• JOB:
Give the listing again exactly, omitting its images.

-- SOURCE DATA start --

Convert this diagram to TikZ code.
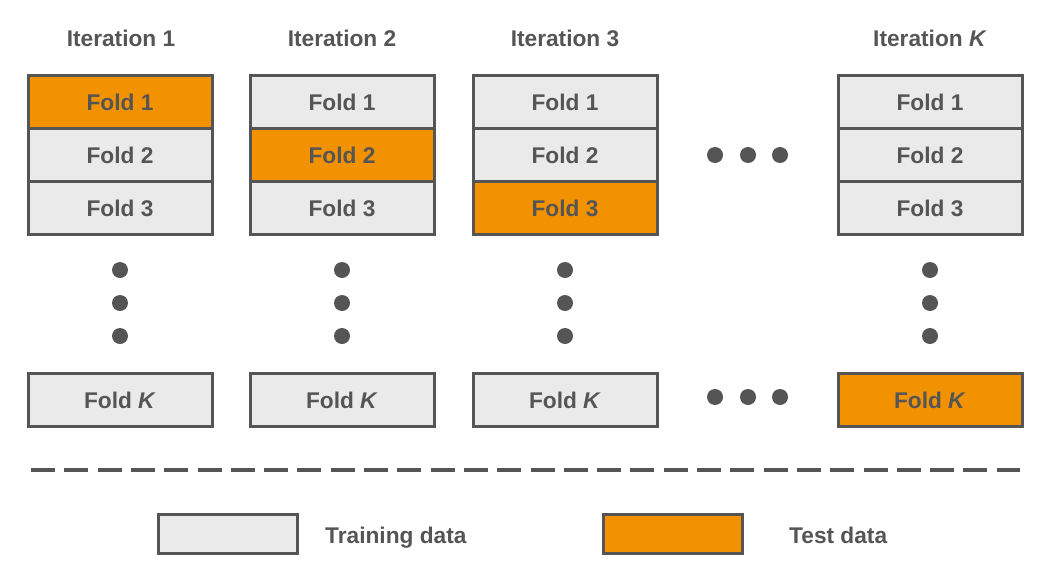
\documentclass[tikz,border=0pt]{standalone}
\usepackage{fontspec}
\setmainfont{Liberation Sans}
\definecolor{txtgray}{HTML}{555555}
\definecolor{linegray}{HTML}{555555}
\definecolor{traingray}{HTML}{EAEAEA}
\definecolor{testorange}{HTML}{F39200}
\begin{document}
\begin{tikzpicture}[x=1pt,y=-1pt,
  fold/.style={draw=linegray,line width=3pt,fill=traingray,minimum width=184pt,minimum height=53pt,inner sep=0pt,text=txtgray,font=\fontsize{22.7}{26}\selectfont\bfseries},
  testfold/.style={fold,fill=testorange},
  title/.style={text=txtgray,font=\fontsize{22.7}{26}\selectfont\bfseries,inner sep=0pt},
  legbox/.style={draw=linegray,line width=3pt,minimum width=139pt,minimum height=39pt,inner sep=0pt},
  legtext/.style={text=txtgray,font=\fontsize{22.7}{26}\selectfont\bfseries,inner sep=0pt,anchor=base west},
  dot/.style={circle,fill=linegray,minimum size=16pt,inner sep=0pt}]
\useasboundingbox (0,0) rectangle (1050,584);
% titles
\node[title] (t1) at (121,38) {Iteration 1};
\node[title] (t2) at (342,38) {Iteration 2};
\node[title] (t3) at (565,38) {Iteration 3};
\node[title] (t4) at (930,38) {Iteration \textit{K}};
% column 1
\node[testfold] (a1) at (120,102) {Fold 1};
\node[fold] (a2) at (120,155) {Fold 2};
\node[fold] (a3) at (120,208) {Fold 3};
\node[fold] (aK) at (120,400) {Fold \textit{K}};
% column 2
\node[fold] (b1) at (342,102) {Fold 1};
\node[testfold] (b2) at (342,155) {Fold 2};
\node[fold] (b3) at (342,208) {Fold 3};
\node[fold] (bK) at (342,400) {Fold \textit{K}};
% column 3
\node[fold] (c1) at (565,102) {Fold 1};
\node[fold] (c2) at (565,155) {Fold 2};
\node[testfold] (c3) at (565,208) {Fold 3};
\node[fold] (cK) at (565,400) {Fold \textit{K}};
% column 4
\node[fold] (d1) at (930,102) {Fold 1};
\node[fold] (d2) at (930,155) {Fold 2};
\node[fold] (d3) at (930,208) {Fold 3};
\node[testfold] (dK) at (930,400) {Fold \textit{K}};
% vertical dots
\foreach \x/\n in {120/a,342/b,565/c,930/d}{
  \node[dot] (\n v1) at (\x,270) {};
  \node[dot] (\n v2) at (\x,303) {};
  \node[dot] (\n v3) at (\x,336) {};
}
% horizontal dots
\node[dot] (h1) at (715,155) {};
\node[dot] (h2) at (748,155) {};
\node[dot] (h3) at (780,155) {};
\node[dot] (k1) at (715,397) {};
\node[dot] (k2) at (748,397) {};
\node[dot] (k3) at (780,397) {};
% dashed separator
\coordinate (sepL) at (31,470);
\coordinate (sepR) at (1020,470);
\draw[linegray,line width=4pt,dash pattern=on 24pt off 9.3pt] (sepL) -- (sepR);
% legend
\node[legbox,fill=traingray] (ltrain) at (228,534) {};
\node[legtext] (ltraintext) at (325,543) {Training data};
\node[legbox,fill=testorange] (ltest) at (673,534) {};
\node[legtext] (ltesttext) at (789,543) {Test data};
\end{tikzpicture}
\end{document}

-- SOURCE DATA end --

• SOLUTION TO THIS EXERCISE:
Convert this diagram to TikZ code.
\documentclass[tikz,border=0pt]{standalone}
\usepackage{fontspec}
\setmainfont{Liberation Sans}
\definecolor{txtgray}{HTML}{555555}
\definecolor{linegray}{HTML}{555555}
\definecolor{traingray}{HTML}{EAEAEA}
\definecolor{testorange}{HTML}{F39200}
\begin{document}
\begin{tikzpicture}[x=1pt,y=-1pt,
  fold/.style={draw=linegray,line width=3pt,fill=traingray,minimum width=184pt,minimum height=53pt,inner sep=0pt,text=txtgray,font=\fontsize{22.7}{26}\selectfont\bfseries},
  testfold/.style={fold,fill=testorange},
  title/.style={text=txtgray,font=\fontsize{22.7}{26}\selectfont\bfseries,inner sep=0pt},
  legbox/.style={draw=linegray,line width=3pt,minimum width=139pt,minimum height=39pt,inner sep=0pt},
  legtext/.style={text=txtgray,font=\fontsize{22.7}{26}\selectfont\bfseries,inner sep=0pt,anchor=base west},
  dot/.style={circle,fill=linegray,minimum size=16pt,inner sep=0pt}]
\useasboundingbox (0,0) rectangle (1050,584);
% titles
\node[title] (t1) at (121,38) {Iteration 1};
\node[title] (t2) at (342,38) {Iteration 2};
\node[title] (t3) at (565,38) {Iteration 3};
\node[title] (t4) at (930,38) {Iteration \textit{K}};
% column 1
\node[testfold] (a1) at (120,102) {Fold 1};
\node[fold] (a2) at (120,155) {Fold 2};
\node[fold] (a3) at (120,208) {Fold 3};
\node[fold] (aK) at (120,400) {Fold \textit{K}};
% column 2
\node[fold] (b1) at (342,102) {Fold 1};
\node[testfold] (b2) at (342,155) {Fold 2};
\node[fold] (b3) at (342,208) {Fold 3};
\node[fold] (bK) at (342,400) {Fold \textit{K}};
% column 3
\node[fold] (c1) at (565,102) {Fold 1};
\node[fold] (c2) at (565,155) {Fold 2};
\node[testfold] (c3) at (565,208) {Fold 3};
\node[fold] (cK) at (565,400) {Fold \textit{K}};
% column 4
\node[fold] (d1) at (930,102) {Fold 1};
\node[fold] (d2) at (930,155) {Fold 2};
\node[fold] (d3) at (930,208) {Fold 3};
\node[testfold] (dK) at (930,400) {Fold \textit{K}};
% vertical dots
\foreach \x/\n in {120/a,342/b,565/c,930/d}{
  \node[dot] (\n v1) at (\x,270) {};
  \node[dot] (\n v2) at (\x,303) {};
  \node[dot] (\n v3) at (\x,336) {};
}
% horizontal dots
\node[dot] (h1) at (715,155) {};
\node[dot] (h2) at (748,155) {};
\node[dot] (h3) at (780,155) {};
\node[dot] (k1) at (715,397) {};
\node[dot] (k2) at (748,397) {};
\node[dot] (k3) at (780,397) {};
% dashed separator
\coordinate (sepL) at (31,470);
\coordinate (sepR) at (1020,470);
\draw[linegray,line width=4pt,dash pattern=on 24pt off 9.3pt] (sepL) -- (sepR);
% legend
\node[legbox,fill=traingray] (ltrain) at (228,534) {};
\node[legtext] (ltraintext) at (325,543) {Training data};
\node[legbox,fill=testorange] (ltest) at (673,534) {};
\node[legtext] (ltesttext) at (789,543) {Test data};
\end{tikzpicture}
\end{document}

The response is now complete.